Nehemiah was born in Babylon. He was raised in Babylon. He had no reason to go to Jerusalem. When Cyrus the Great defeated the Babylonians he issued a decree that allowed the Hebrews to return to Jerusalem. A few did so. Most stayed in Babylon. It was their home. How could Nehemiah return to Jerusalem when he had never lived there to begin with? It had been about eighty years since the Babylonians first laid seige to Jerusalem. Nehemiah gets the word: Things are not going well in Jersualem. Every plan to rebuild failed. King Artaxerxes was listening to the wrong voices and stopped the rebuilding efforts. All hope was lost.
Nehemiah weeps.
He is not alone. The people of Israel wept collectively so often I gave up counting somewhere in the middle of 1 Samuel. Abraham wept. Isaace wept. Jacob wept. Joseph wept. Moses wept. Ruth, Hannah, David, Isaiah, Jeremiah, Solomon, Jonathan, Hezekiah, Ezra, Job, Hosea, Micah, Peter, John, Paul, and of course, Jesus -- they all wept. There is a lot of weeping going on in the Bible. The list of those who weep is a veritable Who's Who of Scripture.

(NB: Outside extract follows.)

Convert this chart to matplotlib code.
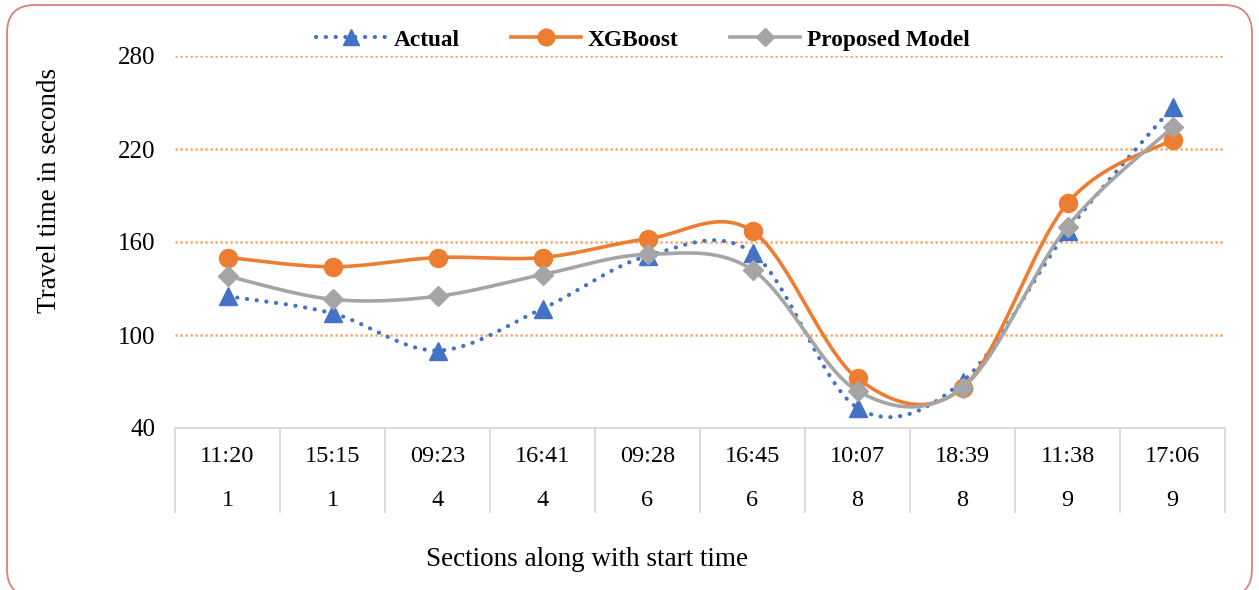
import numpy as np
import matplotlib
matplotlib.use("Agg")
import matplotlib.pyplot as plt
from matplotlib.patches import FancyBboxPatch
from matplotlib.lines import Line2D

plt.rcParams['font.family'] = ['Liberation Serif', 'DejaVu Serif']

# ---- data -------------------------------------------------------------
start_times = ["11:20", "15:15", "09:23", "16:41", "09:28",
               "16:45", "10:07", "18:39", "11:38", "17:06"]
sections = ["1", "1", "4", "4", "6", "6", "8", "8", "9", "9"]

actual = [125, 114, 90, 117, 151, 153, 53, 70, 167, 247]
xgboost = [150, 144, 150, 150, 162, 167, 72, 66, 185, 226]
proposed = [138, 123, 125, 139, 152, 142, 64, 66, 170, 234]

y_ticks = [40, 100, 160, 220, 280]

C_ACT = "#4472C4"
C_XGB = "#ED7D31"
C_PRO = "#A5A5A5"


def smooth(xs, ys, n=40):
    """Catmull-Rom style smoothing of a polyline (as used by spreadsheet charts)."""
    xs = np.asarray(xs, float)
    ys = np.asarray(ys, float)
    px = np.concatenate([[xs[0]], xs, [xs[-1]]])
    py = np.concatenate([[ys[0]], ys, [ys[-1]]])
    out_x, out_y = [], []
    t = np.linspace(0, 1, n)
    for i in range(1, len(px) - 2):
        p0 = np.array([px[i], py[i]])
        p3 = np.array([px[i + 1], py[i + 1]])
        p1 = p0 + (np.array([px[i + 1], py[i + 1]]) - np.array([px[i - 1], py[i - 1]])) / 6
        p2 = p3 - (np.array([px[i + 2], py[i + 2]]) - np.array([px[i], py[i]])) / 6
        b = ((1 - t) ** 3)[:, None] * p0 + (3 * (1 - t) ** 2 * t)[:, None] * p1 \
            + (3 * (1 - t) * t ** 2)[:, None] * p2 + (t ** 3)[:, None] * p3
        out_x.extend(b[:, 0])
        out_y.extend(b[:, 1])
    return np.array(out_x), np.array(out_y)


W, H = 1259, 590
fig = plt.figure(figsize=(W / 100, H / 100), dpi=100)

# rounded outer frame
bg = fig.add_axes([0, 0, 1, 1], zorder=0)
bg.set_xlim(0, W)
bg.set_ylim(H, 0)
bg.axis("off")
bg.add_patch(FancyBboxPatch((7, 5), 1245, 592,
                            boxstyle="round,pad=0,rounding_size=28",
                            facecolor="white", edgecolor="#D9827D", lw=1.3))

L, R, T, B = 175, 1225, 56, 428
ax = fig.add_axes([L / W, 1 - B / H, (R - L) / W, (B - T) / H], zorder=1)
ax.set_facecolor("none")

x = np.arange(len(start_times)) + 0.5
ax.set_xlim(0, len(start_times))
ax.set_ylim(40, 280)

# horizontal gridlines
for yv in y_ticks[1:]:
    ax.axhline(yv, color="#F4A261", lw=1.8, linestyle=(0, (0.9, 1.1)), zorder=1)

sx, sy = smooth(x, actual)
ax.plot(sx, sy, color=C_ACT, lw=3.0, linestyle=(0, (0.05, 2.3)),
        dash_capstyle="round", zorder=3)
ax.plot(x, actual, linestyle="none", marker="^", ms=13, color=C_ACT, zorder=3)

sx, sy = smooth(x, xgboost)
ax.plot(sx, sy, color=C_XGB, lw=2.6, zorder=4, solid_capstyle="round")
ax.plot(x, xgboost, linestyle="none", marker="o", ms=13, color=C_XGB, zorder=4)

sx, sy = smooth(x, proposed)
ax.plot(sx, sy, color=C_PRO, lw=2.6, zorder=5, solid_capstyle="round")
ax.plot(x, proposed, linestyle="none", marker="D", ms=10, color=C_PRO, zorder=5)

# axes styling
for s in ["top", "right", "left"]:
    ax.spines[s].set_visible(False)
ax.spines["bottom"].set_color("#D9D9D9")
ax.spines["bottom"].set_linewidth(1.3)
ax.set_yticks(y_ticks)
ax.set_yticklabels([str(v) for v in y_ticks], fontsize=18)
ax.tick_params(axis="y", length=0, pad=14)
ax.set_xticks([])

# two-level category table under the axis
tb = ax.get_xaxis_transform()
depth = 85 / (B - T)
ax.vlines(np.arange(len(start_times) + 1), -depth, 0, transform=tb,
          color="#D9D9D9", lw=1.3, clip_on=False)
for xi, st, sec in zip(x, start_times, sections):
    ax.text(xi, -29 / (B - T), st, transform=tb, ha="center", va="center", fontsize=17.5)
    ax.text(xi, -72 / (B - T), sec, transform=tb, ha="center", va="center", fontsize=17.5)

fig.text(50 / W, 1 - 190 / H, "Travel time in seconds", rotation=90,
         ha="center", va="center", fontsize=19.5)
fig.text(587 / W, 1 - 560 / H, "Sections along with start time",
         ha="center", va="center", fontsize=19.5)

handles = [
    Line2D([], [], color=C_ACT, lw=3.0, linestyle=(0, (0.05, 2.3)),
           dash_capstyle="round", marker="^", ms=12),
    Line2D([], [], color=C_XGB, lw=2.6, marker="o", ms=12),
    Line2D([], [], color=C_PRO, lw=2.6, marker="D", ms=9),
]
fig.legend(handles, ["Actual", "XGBoost", "Proposed Model"],
           loc="center", bbox_to_anchor=(643 / W, 1 - 40 / H), ncol=3,
           frameon=False, prop={"weight": "bold", "size": 16.8},
           handlelength=3.0, columnspacing=2.2, handletextpad=0.3)

fig.savefig("out.png", dpi=100)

What does that tell you? Weeping is good for the soul? Yes. But more than that -- this is where it starts for the faithful -- A heart that weeps over the things that break the heart of God. Why does Nehemiah weep? As far as we know, he has never been to Jerusalem. He has friends and relatives in Jerusalem, but they are hundreds of miles away. Out of sight, out of mind. Right? Wrong. Nehemiah weeps because the good guys are losing. He weeps because that which is right has been called wrong. He weeps because justice has died in Jerusalem. He weeps because he feels helpless.
The prophet Micah gives us our Syllabus for life in Micah 6:8: He has showed you, O man, what is good. And what does the LORD require of you? To act justly and to love mercy and to walk humbly with your God. There is it: Nehemiah weeps because he has the ethos of the prophet deep down in his soul. DO JUSTICE. LOVE MERCY. WALK HUMBLY. Practice those three and you too will weep.